В Нью-Йорке я бродила по городу в одиночестве. Люди здесь были не такие, как в Германии. Они все время куда-то спешили, но при этом улыбались. Я сходила во Всемирный торговый центр и постояла около башен-близнецов. Вместе с однокурсниками мы побывали в «Нью-Йорк таймс», посмотрели на развешанные на стене Пулицеровские премии и побывали в редакции новостей, которая очень напоминала ту, которую показывали в фильме «Вся королевская рать». Это было как сон. Я все время задавалась вопросом: что было бы, если бы мои родители поселились в Соединенных Штатах, а не в Германии или если бы они были достаточно богаты, чтобы на год послать меня в Англию или Америку для изучения английского? Может, тогда у меня появился бы шанс попасть на работу в «Нью-Йорк таймс» или «Вашингтон пост»?

В мае я окончила журналистскую школу и вернулась во Франкфурт, где хотела завершить получение университетской степени по политологии и международным отношениям и в конечном счете устроиться на работу корреспондентом на немецкое радио или писать в журнале, специализирующемся на проблемах Ближнего Востока или Северной Африки.

Таков был мой план, но в реальности все пошло совсем по-другому. Я делила свое время между учебой и написанием статей в местные газеты и на радио. Чтобы не платить за жилье, я жила с родителями, но откладывать много денег мне в итоге не удавалось. После многих лет каторжного труда в плохо проветриваемой кухне у отца начались астма и боли в спине, которые не давали ему подолгу стоять на ногах. К тому времени, когда я вернулась домой, он работал сокращенный рабочий день и вскоре ушел на пенсию. Мама тоже рано ушла на пенсию из-за болей в спине и плечах, возникших из-за того, что она годами таскала тяжелые утюги в церковной прачечной. Также родители страдали от депрессии, хотя они об этом и не говорили. Иммигранты их поколения, уборщицы и повара, они тяжело работали и никогда не поднимали голову, никогда не бросали вызов властям «немецких немцев». Многие годы мама ходила к врачу, назначавшему ей болезненные инъекции от шума в ушах, который так и не прошел. Мама смиренно допускала, что он знает, что делает, пока я не пошла с ней на прием и не спросила, почему ее состояние не улучшается. Доктор был чрезвычайно удивлен.

– Обычно такие люди, как ваша мать, не задают вопросов, – сказал он.

– Мы не понимаем, что у нас тоже есть права, – позже сказала мне мама. – Мы никогда не решаемся ни о чем спрашивать.

Родители покинули свои дома и свои семьи, они без устали работали, чтобы создать лучшую, более легкую жизнь для своих детей, но нам все равно приходилось страдать.

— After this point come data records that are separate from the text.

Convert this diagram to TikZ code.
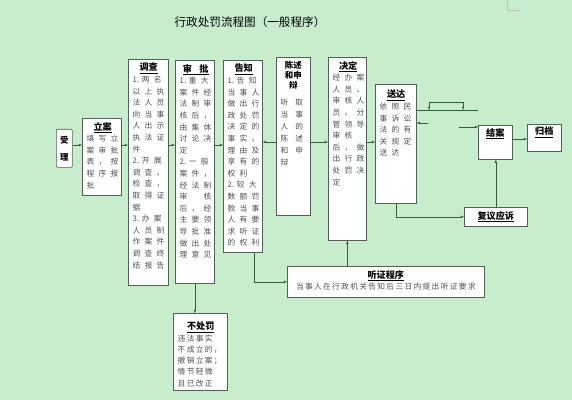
\documentclass[tikz,border=0pt]{standalone}
\usepackage{fontspec}
\usepackage{xcolor}

\newfontfamily\cjk{Noto Sans CJK SC}
\newfontfamily\cjkwide[LetterSpace=55]{Noto Sans CJK SC}
\newfontfamily\cjkxwide[LetterSpace=90]{Noto Sans CJK SC}
\newfontfamily\cjkmid[LetterSpace=17]{Noto Sans CJK SC}

\definecolor{eyegreen}{RGB}{199,237,204}
\definecolor{boxline}{RGB}{85,95,88}
\definecolor{linkgreen}{RGB}{45,95,55}
\definecolor{bodygray}{RGB}{80,80,80}

\newcommand{\steptitle}[1]{{\cjk\bfseries\fontsize{13}{16}\selectfont\color{black}\underline{#1}}}
\newcommand{\itemno}[1]{{\cjk #1}\kern4pt}

\begin{document}
\begin{tikzpicture}[x=0.5mm, y=-0.5mm,
    stepbox/.style={draw=boxline, line width=0.9pt, fill=white, inner sep=0pt, anchor=north west},
    steptext/.style={anchor=north west, inner sep=0pt, xshift=2.3mm, yshift=-2mm, text width=#1, align=left, text=bodygray, font=\cjkwide\fontsize{11}{16.5}\selectfont},
    link/.style={draw=linkgreen, line width=0.6pt, -latex}]

    % Draw background
    \fill[eyegreen] (0,0) rectangle (572,400);
    \useasboundingbox (0,0) rectangle (572,400);
    \draw[black!25, line width=0.4pt] (507,0) -- (507,10) -- (520,10);

    % Title
    \node[font=\cjk\fontsize{16.5}{20}\selectfont] (title) at (250,22) {行政处罚流程图（一般程序）};

    % Draw first steps
    \node[stepbox, minimum width=8mm, minimum height=19mm, rounded corners=1.5pt, align=center, font=\cjk\bfseries\fontsize{12}{24}\selectfont] (shouli) at (56,129) {受\\理};

    \node[stepbox, minimum width=19.5mm, minimum height=38.5mm] (lian) at (82,118) {};
    \node[steptext=16mm] (lian-t) at (lian.north west) {\hfill\steptitle{立案}\hfill\null\\
        填写立\\案审批\\表，按\\程序报\\批};

    \node[stepbox, minimum width=20mm, minimum height=113mm] (diaocha) at (128,59) {};
    \node[steptext=16mm] (diaocha-t) at (diaocha.north west) {\hfill\steptitle{调查}\hfill\null\\
        \itemno{1.}两名\\以上执\\法人员\\向当事\\人出示\\执法证\\件\\
        \itemno{2.}开展\\调查、\\检查，\\取得证\\据\\
        \itemno{3.}办案\\人员制\\作案件\\调查终\\结报告};

    \node[stepbox, minimum width=19.5mm, minimum height=111.5mm] (shenpi) at (175,60) {};
    \node[steptext=16mm] (shenpi-t) at (shenpi.north west) {\hfill\steptitle{审\hspace{0.8em}批}\hfill\null\\
        \itemno{1.}重大\\案件经\\法制审\\核后，\\由集体\\讨论决\\定\\
        \itemno{2.}一般\\案件，\\经法制\\审　核\\后，经\\主要领\\导批准\\做出处\\理意见};

    \node[stepbox, minimum width=19.5mm, minimum height=96mm] (gaozhi) at (223,60) {};
    \node[steptext=16mm] (gaozhi-t) at (gaozhi.north west) {\hfill\steptitle{告知}\hfill\null\\
        \itemno{1.}告知\\当事人\\做出行\\政处罚\\决定的\\事实、\\理由及\\享有的\\权利\\
        \itemno{2.}较大\\数额罚\\款当事\\人有要\\求听证\\的权利};

    % Statement box
    \node[stepbox, minimum width=17mm, minimum height=79mm] (chenshu) at (276,57) {};
    \node[anchor=north, inner sep=0pt, yshift=-2mm, align=center, font=\cjk\bfseries\fontsize{12}{14}\selectfont] (chenshu-t) at (chenshu.north) {陈述\\和申\\辩};
    \node[steptext=15mm, yshift=-19mm, font=\cjkxwide\fontsize{11}{17}\selectfont] (chenshu-b) at (chenshu.north west) {听取\\当事\\人的\\陈述\\和申\\辩};

    \node[stepbox, minimum width=19mm, minimum height=91.5mm] (jueding) at (328,57) {};
    \node[steptext=15.5mm] (jueding-t) at (jueding.north west) {\hfill\steptitle{决定}\hfill\null\\
        经办案\\人员、\\审核人\\员、分\\管领导\\审核\\后，做\\出行政\\处罚决\\定};

    \node[stepbox, minimum width=20.5mm, minimum height=59.5mm] (songda) at (375,84) {};
    \node[steptext=16.5mm, yshift=-1mm] (songda-t) at (songda.north west) {\hfill\steptitle{送达}\hfill\null\\
        依照民\\事诉讼\\法的有\\关规定\\送达};

    % Draw end steps
    \node[stepbox, minimum width=17mm, minimum height=17mm] (jiean) at (478,125) {};
    \node[anchor=north, inner sep=0pt, yshift=-1.5mm] (jiean-t) at (jiean.north) {\steptitle{结案}};

    \node[stepbox, minimum width=17mm, minimum height=13.5mm] (guidang) at (527,124) {};
    \node[anchor=north, inner sep=0pt, yshift=-1.5mm] (guidang-t) at (guidang.north) {\steptitle{归档}};

    \node[stepbox, minimum width=31.5mm, minimum height=9.5mm] (fuyi) at (464,207) {\steptitle{复议应诉}};

    % Draw side steps
    \node[stepbox, minimum width=98.5mm, minimum height=15.5mm] (tingzheng) at (287,266) {};
    \node[anchor=north, inner sep=0pt, yshift=-2mm, align=center, text=bodygray, font=\cjkmid\fontsize{11}{17}\selectfont] (tingzheng-t) at (tingzheng.north) {\steptitle{听证程序}\\
        当事人在行政机关告知后三日内提出听证要求};

    \node[stepbox, minimum width=27mm, minimum height=38.5mm] (buchufa) at (173,313) {};
    \node[steptext=23mm, yshift=-2.5mm, font=\cjkmid\fontsize{11}{16}\selectfont] (buchufa-t) at (buchufa.north west) {\hfill\steptitle{不处罚}\hfill\null\\
        违法事实\\不成立的，\\撤销立案；\\情节轻微\\且已改正};

    % Rows for the arrows
    \coordinate (mainrow) at (0,145);
    \coordinate (siderow) at (0,142);
    \coordinate (endrow) at (0,139);
    \coordinate (topline) at (478,110);
    \coordinate (brk-l) at (429,110);
    \coordinate (brk-r) at (463,110);
    \coordinate (stub-l) at (428,123);
    \coordinate (stub-r) at (459,127);

    % Draw main arrows
    \foreach \from/\to in {shouli/lian, lian/diaocha, diaocha/shenpi, shenpi/gaozhi}
        \draw[link] (\from.east |- mainrow) -- (\to.west |- mainrow);

    \draw[link] (chenshu.west |- siderow) -- (gaozhi.east |- siderow);
    \draw[link] (chenshu.east |- siderow) -- (jueding.west |- siderow);
    \draw[link] (jueding.east |- siderow) -- (songda.west |- siderow);

    % Top line with bracket
    \draw[link, -] (songda.east |- topline) -- (topline);
    \draw[link, latex-latex] (brk-l) -- ++(0,-8) -| (brk-r);
    \draw[link] (stub-l) -- (songda.east |- stub-l);
    \draw[link] (stub-r) -- (jiean.west |- stub-r);

    % Review and archive
    \draw[link] (songda.south) |- (fuyi.west);
    \draw[link] (fuyi.north) -- (fuyi.north |- jiean.south);
    \draw[link] (jiean.east |- endrow) -- (guidang.west |- endrow);

    % Branches down
    \draw[link] (shenpi.south) -- (shenpi.south |- buchufa.north);
    \draw[link] ([xshift=5.5mm]gaozhi.south) |- (tingzheng.west);
    \draw[link] (jueding.south |- tingzheng.north) -- (jueding.south);

\end{tikzpicture}
\end{document}
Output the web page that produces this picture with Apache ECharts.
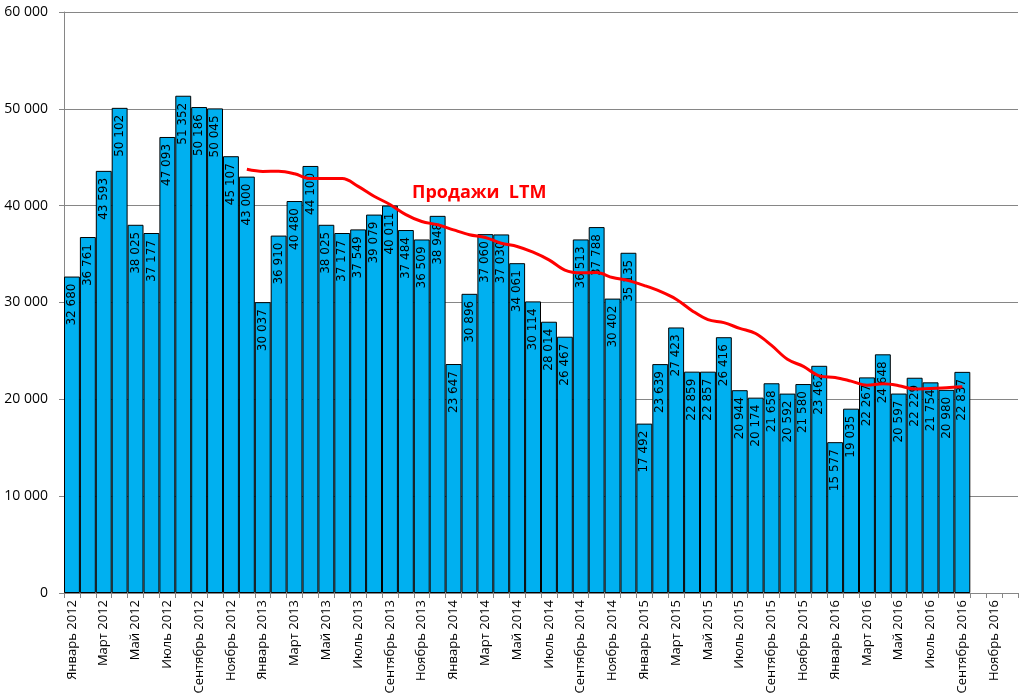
<!DOCTYPE html>
<html>
<head>
<meta charset="utf-8">
<script src="https://cdn.jsdelivr.net/npm/echarts@6/dist/echarts.min.js"></script>
<style>html,body{margin:0;padding:0;background:#fff;}#c{width:1026px;height:698px;}</style>
</head>
<body>
<div id="c"></div>
<script>
const months = ['Январь','Февраль','Март','Апрель','Май','Июнь','Июль','Август','Сентябрь','Октябрь','Ноябрь','Декабрь'];
const years = [2012, 2013, 2014, 2015, 2016];
const categories = [];
years.forEach(y => months.forEach(m => categories.push(m + ' ' + y)));

const sales = [
  32680, 36761, 43593, 50102, 38025, 37177, 47093, 51352, 50186, 50045, 45107, 43000,
  30037, 36910, 40480, 44100, 38025, 37177, 37549, 39079, 40011, 37484, 36509, 38948,
  23647, 30896, 37060, 37030, 34061, 30114, 28014, 26467, 36513, 37788, 30402, 35135,
  17492, 23639, 27423, 22859, 22857, 26416, 20944, 20174, 21658, 20592, 21580, 23462,
  15577, 19035, 22267, 24648, 20597, 22229, 21754, 20980, 22837, null, null, null
];

const ltm = [
  null, null, null, null, null, null, null, null, null, null, null, 43760,
  43540, 43552, 43293, 42793, 42793, 42793, 41997, 40975, 40127, 39080, 38363, 38026,
  37493, 36992, 36707, 36118, 35788, 35199, 34404, 33353, 33062, 33087, 32578, 32261,
  31748, 31143, 30340, 29159, 28225, 27917, 27328, 26804, 25566, 24133, 23397, 22425,
  22265, 21881, 21452, 21601, 21413, 21064, 21131, 21198, 21297, null, null, null
];

const ltmTitle = 'Продажи  LTM';

function fmt(v) {
  return String(v).replace(/\B(?=(\d{3})+(?!\d))/g, ' ');
}

const chart = echarts.init(document.getElementById('c'), null, {renderer: 'canvas'});
chart.setOption({
  animation: false,
  backgroundColor: '#fff',
  title: {
    text: ltmTitle,
    left: 407, top: 179,
    textStyle: {color: '#FF0000', fontSize: 18, fontWeight: 'bold', fontFamily: 'Open Sans'}
  },
  grid: {left: 64, right: 8, top: 12, bottom: 105, containLabel: false, outerBoundsMode: 'none'},
  xAxis: {
    type: 'category',
    data: categories,
    boundaryGap: true,
    axisLine: {lineStyle: {color: '#868686', width: 1}},
    axisTick: {show: true, interval: 0, alignWithLabel: false, length: 5, lineStyle: {color: '#868686'}},
    axisLabel: {interval: 1, rotate: 90, margin: 7, color: '#000', fontSize: 13, fontFamily: 'Open Sans'},
    splitLine: {show: false}
  },
  yAxis: {
    type: 'value',
    min: 0, max: 60000, interval: 10000,
    axisLine: {show: true, lineStyle: {color: '#868686', width: 1}},
    axisTick: {show: true, length: 5, lineStyle: {color: '#868686'}},
    axisLabel: {color: '#000', fontSize: 14, fontFamily: 'Open Sans', margin: 16, formatter: v => fmt(v)},
    splitLine: {show: true, lineStyle: {color: '#868686', width: 1}}
  },
  series: [
    {
      type: 'bar',
      data: sales,
      barCategoryGap: '0%',
      itemStyle: {color: '#00B0F0', borderColor: '#000', borderWidth: 1},
      label: {
        show: true,
        position: 'insideTop',
        rotate: 90,
        align: 'right',
        verticalAlign: 'middle',
        distance: 7,
        color: '#000',
        fontSize: 12,
        fontFamily: 'DejaVu Sans',
        formatter: p => fmt(p.value)
      },
      z: 2
    },
    {
      type: 'line',
      data: ltm,
      smooth: 0.35,
      showSymbol: false,
      connectNulls: false,
      lineStyle: {color: '#FF0000', width: 3},
      z: 5
    }
  ]
});
</script>
</body>
</html>
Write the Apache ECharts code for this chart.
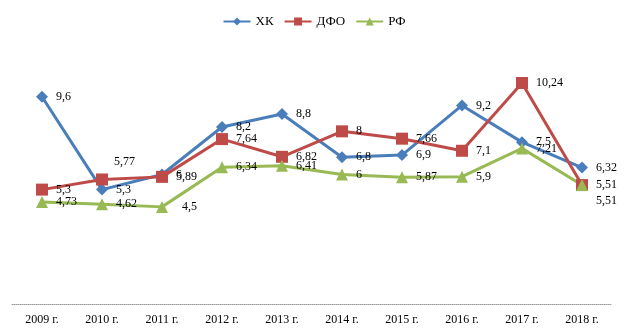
<!DOCTYPE html>
<html><head><meta charset="utf-8">
<script src="https://cdn.jsdelivr.net/npm/echarts@6/dist/echarts.min.js"></script>
<style>html,body{margin:0;padding:0;background:#fff}#c{width:628px;height:336px}</style>
</head><body><div id="c"></div>
<script>
const categories = ['2009 г.','2010 г.','2011 г.','2012 г.','2013 г.','2014 г.','2015 г.','2016 г.','2017 г.','2018 г.'];
const seriesNames = ['ХК','ДФО','РФ'];
const hk  = [9.6, 5.3, 6, 8.2, 8.8, 6.8, 6.9, 9.2, 7.5, 6.32];
const dfo = [5.3, 5.77, 5.89, 7.64, 6.82, 8, 7.66, 7.1, 10.24, 5.51];
const rf  = [4.73, 4.62, 4.5, 6.34, 6.41, 6, 5.87, 5.9, 7.21, 5.51];
const colors = ['#4a7ebb','#be4b48','#98b954'];
const symbols = ['diamond','rect','triangle'];
const symbolSizes = [12, 12, 12];
const FONT = '"Liberation Serif", "Times New Roman", serif';

function withLabels(arr, overrides){
  return arr.map((v,i)=> overrides[i] ? {value:v, label:overrides[i]} : v);
}
const fmt = p => String(p.value).replace('.', ',');

const dataSets = [
  withLabels(hk, {}),
  withLabels(dfo, {1:{offset:[-2,-18]}}),
  withLabels(rf, {2:{offset:[6,0]}, 9:{offset:[0,16]}})
];

const chart = echarts.init(document.getElementById('c'));
chart.setOption({
  animation:false,
  color: colors,
  legend:{
    top:10, left:'center', itemWidth:27, itemHeight:10, itemGap:10,
    textStyle:{fontFamily:FONT, fontSize:13, color:'#000'},
    data: seriesNames
  },
  grid:{left:12, right:16, top:45, bottom:32},
  xAxis:{
    type:'category', data:categories, boundaryGap:true,
    axisLine:{lineStyle:{color:'#9a9a9a', width:1, type:'dotted'}},
    axisTick:{show:false},
    axisLabel:{fontFamily:FONT, fontSize:12, color:'#000', margin:10}
  },
  yAxis:{type:'value', min:0, max:12, show:false, splitLine:{show:false}},
  series: seriesNames.map((n,k)=>({
    name:n, type:'line', data:dataSets[k],
    symbol:symbols[k], symbolSize:symbolSizes[k],
    lineStyle:{width:3, color:colors[k]},
    itemStyle:{color:colors[k]},
    label:{show:true, position:'right', distance:8, formatter:fmt,
      fontFamily:FONT, fontSize:12, color:'#000'}
  }))
});
</script></body></html>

Когда босс моего отца несколько лет назад умер, хозяева здания в красивом зажиточном районе, где я выросла, решили продать дом, и нас попросили выехать с квартиры. Мы переехали в другую часть города, в район, где раньше жили американские военные и все дома выглядели абсолютно одинаково. Бывшие бараки покупали и превращали в дешевое жилье, по большей части оно предназначалось для иммигрантов. В нашей новой квартире входная дверь открывалась прямо в гостиную, как это принято в американских домах, в то время как у немцев обычно бывают прихожая и коридор, ведущие в более интимное жилое пространство. Управляющие этих зданий расхваливали встроенные шкафы и книжные полки, но позже мы узнали, что некоторые из них впитали яд из дезинфицирующих веществ, которые использовали, чтобы их отмыть.

Моя сестра Фатима работала, но зарабатывала немного и из-за своей инвалидности нуждалась в поддержке. Брат еще учился в школе. Поскольку родители больше не могли много работать, все обеспечение семьи легло на наши с Ханнан плечи. На двери моей спальни все еще висела фотография Редфорда и Хоффмана, но теперь я знала, где я должна быть – не в гламурном мире американской журналистики, а здесь, дома.